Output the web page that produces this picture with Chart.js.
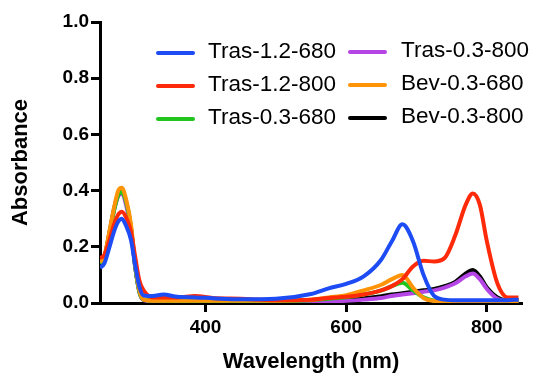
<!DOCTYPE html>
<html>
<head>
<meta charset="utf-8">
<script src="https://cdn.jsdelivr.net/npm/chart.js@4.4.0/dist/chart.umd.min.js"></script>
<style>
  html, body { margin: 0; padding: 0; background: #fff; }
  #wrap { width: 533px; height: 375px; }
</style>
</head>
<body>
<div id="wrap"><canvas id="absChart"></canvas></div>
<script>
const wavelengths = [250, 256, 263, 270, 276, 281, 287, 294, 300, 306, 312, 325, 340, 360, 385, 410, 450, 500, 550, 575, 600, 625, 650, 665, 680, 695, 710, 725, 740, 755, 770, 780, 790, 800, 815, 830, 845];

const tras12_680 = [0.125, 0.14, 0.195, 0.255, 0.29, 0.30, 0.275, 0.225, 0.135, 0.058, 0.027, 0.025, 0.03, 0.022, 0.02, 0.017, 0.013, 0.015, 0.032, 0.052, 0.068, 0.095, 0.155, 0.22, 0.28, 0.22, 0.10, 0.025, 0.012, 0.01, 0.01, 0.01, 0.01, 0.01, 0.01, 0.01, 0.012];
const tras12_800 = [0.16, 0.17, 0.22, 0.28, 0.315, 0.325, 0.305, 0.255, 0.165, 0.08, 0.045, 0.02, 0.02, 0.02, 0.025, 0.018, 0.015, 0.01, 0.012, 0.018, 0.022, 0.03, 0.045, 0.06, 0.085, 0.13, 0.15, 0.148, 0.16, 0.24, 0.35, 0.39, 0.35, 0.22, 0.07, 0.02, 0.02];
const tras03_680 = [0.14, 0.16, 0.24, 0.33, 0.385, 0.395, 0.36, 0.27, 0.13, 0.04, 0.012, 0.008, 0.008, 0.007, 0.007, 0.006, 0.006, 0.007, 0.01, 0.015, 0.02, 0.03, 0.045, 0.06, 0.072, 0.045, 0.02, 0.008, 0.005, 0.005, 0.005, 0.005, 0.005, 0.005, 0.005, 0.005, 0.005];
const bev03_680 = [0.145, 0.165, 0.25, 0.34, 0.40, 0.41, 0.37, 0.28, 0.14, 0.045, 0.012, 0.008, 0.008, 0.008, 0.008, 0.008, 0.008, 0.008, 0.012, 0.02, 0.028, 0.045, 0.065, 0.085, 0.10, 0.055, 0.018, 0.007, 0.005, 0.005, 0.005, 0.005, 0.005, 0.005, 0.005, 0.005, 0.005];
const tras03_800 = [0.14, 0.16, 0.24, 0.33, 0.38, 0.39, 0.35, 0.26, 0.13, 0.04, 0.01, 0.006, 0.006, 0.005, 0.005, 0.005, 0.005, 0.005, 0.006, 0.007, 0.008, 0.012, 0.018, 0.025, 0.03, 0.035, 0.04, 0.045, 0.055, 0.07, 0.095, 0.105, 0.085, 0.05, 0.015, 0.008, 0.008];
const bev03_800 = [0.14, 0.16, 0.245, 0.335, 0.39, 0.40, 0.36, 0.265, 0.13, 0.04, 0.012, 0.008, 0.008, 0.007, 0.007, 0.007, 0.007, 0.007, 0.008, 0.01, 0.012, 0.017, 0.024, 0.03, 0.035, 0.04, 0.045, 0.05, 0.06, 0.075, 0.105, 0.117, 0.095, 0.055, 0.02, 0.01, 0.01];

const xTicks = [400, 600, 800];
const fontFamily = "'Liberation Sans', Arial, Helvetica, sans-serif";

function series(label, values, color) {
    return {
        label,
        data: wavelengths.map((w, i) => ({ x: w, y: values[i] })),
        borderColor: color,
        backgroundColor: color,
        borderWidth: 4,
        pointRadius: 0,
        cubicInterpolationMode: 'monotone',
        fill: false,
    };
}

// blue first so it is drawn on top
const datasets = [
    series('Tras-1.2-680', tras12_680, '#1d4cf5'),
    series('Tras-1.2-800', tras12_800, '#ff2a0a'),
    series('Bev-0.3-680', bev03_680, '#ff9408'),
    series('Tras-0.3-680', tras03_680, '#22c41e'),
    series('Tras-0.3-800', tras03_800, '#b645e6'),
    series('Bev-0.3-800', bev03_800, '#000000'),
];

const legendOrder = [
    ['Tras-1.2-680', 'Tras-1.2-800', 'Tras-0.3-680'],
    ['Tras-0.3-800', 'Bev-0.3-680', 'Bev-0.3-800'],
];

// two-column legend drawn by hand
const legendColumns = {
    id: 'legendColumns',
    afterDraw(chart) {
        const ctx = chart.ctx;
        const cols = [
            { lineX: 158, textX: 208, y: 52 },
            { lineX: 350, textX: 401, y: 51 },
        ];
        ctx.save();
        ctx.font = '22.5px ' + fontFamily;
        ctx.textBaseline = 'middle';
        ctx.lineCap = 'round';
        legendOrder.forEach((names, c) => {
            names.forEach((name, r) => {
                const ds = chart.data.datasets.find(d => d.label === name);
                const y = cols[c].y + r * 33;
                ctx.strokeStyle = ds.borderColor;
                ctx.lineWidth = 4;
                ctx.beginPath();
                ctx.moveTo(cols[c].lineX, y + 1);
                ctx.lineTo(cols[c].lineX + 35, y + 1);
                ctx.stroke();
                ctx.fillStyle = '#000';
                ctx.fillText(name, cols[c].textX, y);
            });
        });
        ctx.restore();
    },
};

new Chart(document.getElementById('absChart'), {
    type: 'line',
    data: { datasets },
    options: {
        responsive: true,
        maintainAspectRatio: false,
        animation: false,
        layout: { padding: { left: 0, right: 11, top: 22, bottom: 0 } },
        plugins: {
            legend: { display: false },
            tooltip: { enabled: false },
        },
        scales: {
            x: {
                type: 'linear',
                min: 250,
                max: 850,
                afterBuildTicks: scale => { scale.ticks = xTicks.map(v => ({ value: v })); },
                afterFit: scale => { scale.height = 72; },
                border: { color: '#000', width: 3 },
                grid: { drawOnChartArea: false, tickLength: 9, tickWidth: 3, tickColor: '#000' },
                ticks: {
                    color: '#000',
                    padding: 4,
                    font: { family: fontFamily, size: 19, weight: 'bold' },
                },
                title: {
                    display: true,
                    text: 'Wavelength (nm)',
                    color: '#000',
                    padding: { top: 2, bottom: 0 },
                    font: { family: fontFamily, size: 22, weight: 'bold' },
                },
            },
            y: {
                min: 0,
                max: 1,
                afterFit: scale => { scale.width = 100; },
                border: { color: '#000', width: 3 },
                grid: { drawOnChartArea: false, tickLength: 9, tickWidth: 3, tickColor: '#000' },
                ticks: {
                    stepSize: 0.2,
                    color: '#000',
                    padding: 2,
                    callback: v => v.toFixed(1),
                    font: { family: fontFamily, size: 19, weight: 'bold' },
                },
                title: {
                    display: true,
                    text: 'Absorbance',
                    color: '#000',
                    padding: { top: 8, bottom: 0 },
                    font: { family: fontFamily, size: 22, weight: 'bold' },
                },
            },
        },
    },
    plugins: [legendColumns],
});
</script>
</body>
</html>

-- -- --

**DIRECTIVE**
Skip every picture and transcribe the data above exactly.

**EXPECTED ANSWER**
Output the web page that produces this picture with Chart.js.
<!DOCTYPE html>
<html>
<head>
<meta charset="utf-8">
<script src="https://cdn.jsdelivr.net/npm/chart.js@4.4.0/dist/chart.umd.min.js"></script>
<style>
  html, body { margin: 0; padding: 0; background: #fff; }
  #wrap { width: 533px; height: 375px; }
</style>
</head>
<body>
<div id="wrap"><canvas id="absChart"></canvas></div>
<script>
const wavelengths = [250, 256, 263, 270, 276, 281, 287, 294, 300, 306, 312, 325, 340, 360, 385, 410, 450, 500, 550, 575, 600, 625, 650, 665, 680, 695, 710, 725, 740, 755, 770, 780, 790, 800, 815, 830, 845];

const tras12_680 = [0.125, 0.14, 0.195, 0.255, 0.29, 0.30, 0.275, 0.225, 0.135, 0.058, 0.027, 0.025, 0.03, 0.022, 0.02, 0.017, 0.013, 0.015, 0.032, 0.052, 0.068, 0.095, 0.155, 0.22, 0.28, 0.22, 0.10, 0.025, 0.012, 0.01, 0.01, 0.01, 0.01, 0.01, 0.01, 0.01, 0.012];
const tras12_800 = [0.16, 0.17, 0.22, 0.28, 0.315, 0.325, 0.305, 0.255, 0.165, 0.08, 0.045, 0.02, 0.02, 0.02, 0.025, 0.018, 0.015, 0.01, 0.012, 0.018, 0.022, 0.03, 0.045, 0.06, 0.085, 0.13, 0.15, 0.148, 0.16, 0.24, 0.35, 0.39, 0.35, 0.22, 0.07, 0.02, 0.02];
const tras03_680 = [0.14, 0.16, 0.24, 0.33, 0.385, 0.395, 0.36, 0.27, 0.13, 0.04, 0.012, 0.008, 0.008, 0.007, 0.007, 0.006, 0.006, 0.007, 0.01, 0.015, 0.02, 0.03, 0.045, 0.06, 0.072, 0.045, 0.02, 0.008, 0.005, 0.005, 0.005, 0.005, 0.005, 0.005, 0.005, 0.005, 0.005];
const bev03_680 = [0.145, 0.165, 0.25, 0.34, 0.40, 0.41, 0.37, 0.28, 0.14, 0.045, 0.012, 0.008, 0.008, 0.008, 0.008, 0.008, 0.008, 0.008, 0.012, 0.02, 0.028, 0.045, 0.065, 0.085, 0.10, 0.055, 0.018, 0.007, 0.005, 0.005, 0.005, 0.005, 0.005, 0.005, 0.005, 0.005, 0.005];
const tras03_800 = [0.14, 0.16, 0.24, 0.33, 0.38, 0.39, 0.35, 0.26, 0.13, 0.04, 0.01, 0.006, 0.006, 0.005, 0.005, 0.005, 0.005, 0.005, 0.006, 0.007, 0.008, 0.012, 0.018, 0.025, 0.03, 0.035, 0.04, 0.045, 0.055, 0.07, 0.095, 0.105, 0.085, 0.05, 0.015, 0.008, 0.008];
const bev03_800 = [0.14, 0.16, 0.245, 0.335, 0.39, 0.40, 0.36, 0.265, 0.13, 0.04, 0.012, 0.008, 0.008, 0.007, 0.007, 0.007, 0.007, 0.007, 0.008, 0.01, 0.012, 0.017, 0.024, 0.03, 0.035, 0.04, 0.045, 0.05, 0.06, 0.075, 0.105, 0.117, 0.095, 0.055, 0.02, 0.01, 0.01];

const xTicks = [400, 600, 800];
const fontFamily = "'Liberation Sans', Arial, Helvetica, sans-serif";

function series(label, values, color) {
    return {
        label,
        data: wavelengths.map((w, i) => ({ x: w, y: values[i] })),
        borderColor: color,
        backgroundColor: color,
        borderWidth: 4,
        pointRadius: 0,
        cubicInterpolationMode: 'monotone',
        fill: false,
    };
}

// blue first so it is drawn on top
const datasets = [
    series('Tras-1.2-680', tras12_680, '#1d4cf5'),
    series('Tras-1.2-800', tras12_800, '#ff2a0a'),
    series('Bev-0.3-680', bev03_680, '#ff9408'),
    series('Tras-0.3-680', tras03_680, '#22c41e'),
    series('Tras-0.3-800', tras03_800, '#b645e6'),
    series('Bev-0.3-800', bev03_800, '#000000'),
];

const legendOrder = [
    ['Tras-1.2-680', 'Tras-1.2-800', 'Tras-0.3-680'],
    ['Tras-0.3-800', 'Bev-0.3-680', 'Bev-0.3-800'],
];

// two-column legend drawn by hand
const legendColumns = {
    id: 'legendColumns',
    afterDraw(chart) {
        const ctx = chart.ctx;
        const cols = [
            { lineX: 158, textX: 208, y: 52 },
            { lineX: 350, textX: 401, y: 51 },
        ];
        ctx.save();
        ctx.font = '22.5px ' + fontFamily;
        ctx.textBaseline = 'middle';
        ctx.lineCap = 'round';
        legendOrder.forEach((names, c) => {
            names.forEach((name, r) => {
                const ds = chart.data.datasets.find(d => d.label === name);
                const y = cols[c].y + r * 33;
                ctx.strokeStyle = ds.borderColor;
                ctx.lineWidth = 4;
                ctx.beginPath();
                ctx.moveTo(cols[c].lineX, y + 1);
                ctx.lineTo(cols[c].lineX + 35, y + 1);
                ctx.stroke();
                ctx.fillStyle = '#000';
                ctx.fillText(name, cols[c].textX, y);
            });
        });
        ctx.restore();
    },
};

new Chart(document.getElementById('absChart'), {
    type: 'line',
    data: { datasets },
    options: {
        responsive: true,
        maintainAspectRatio: false,
        animation: false,
        layout: { padding: { left: 0, right: 11, top: 22, bottom: 0 } },
        plugins: {
            legend: { display: false },
            tooltip: { enabled: false },
        },
        scales: {
            x: {
                type: 'linear',
                min: 250,
                max: 850,
                afterBuildTicks: scale => { scale.ticks = xTicks.map(v => ({ value: v })); },
                afterFit: scale => { scale.height = 72; },
                border: { color: '#000', width: 3 },
                grid: { drawOnChartArea: false, tickLength: 9, tickWidth: 3, tickColor: '#000' },
                ticks: {
                    color: '#000',
                    padding: 4,
                    font: { family: fontFamily, size: 19, weight: 'bold' },
                },
                title: {
                    display: true,
                    text: 'Wavelength (nm)',
                    color: '#000',
                    padding: { top: 2, bottom: 0 },
                    font: { family: fontFamily, size: 22, weight: 'bold' },
                },
            },
            y: {
                min: 0,
                max: 1,
                afterFit: scale => { scale.width = 100; },
                border: { color: '#000', width: 3 },
                grid: { drawOnChartArea: false, tickLength: 9, tickWidth: 3, tickColor: '#000' },
                ticks: {
                    stepSize: 0.2,
                    color: '#000',
                    padding: 2,
                    callback: v => v.toFixed(1),
                    font: { family: fontFamily, size: 19, weight: 'bold' },
                },
                title: {
                    display: true,
                    text: 'Absorbance',
                    color: '#000',
                    padding: { top: 8, bottom: 0 },
                    font: { family: fontFamily, size: 22, weight: 'bold' },
                },
            },
        },
    },
    plugins: [legendColumns],
});
</script>
</body>
</html>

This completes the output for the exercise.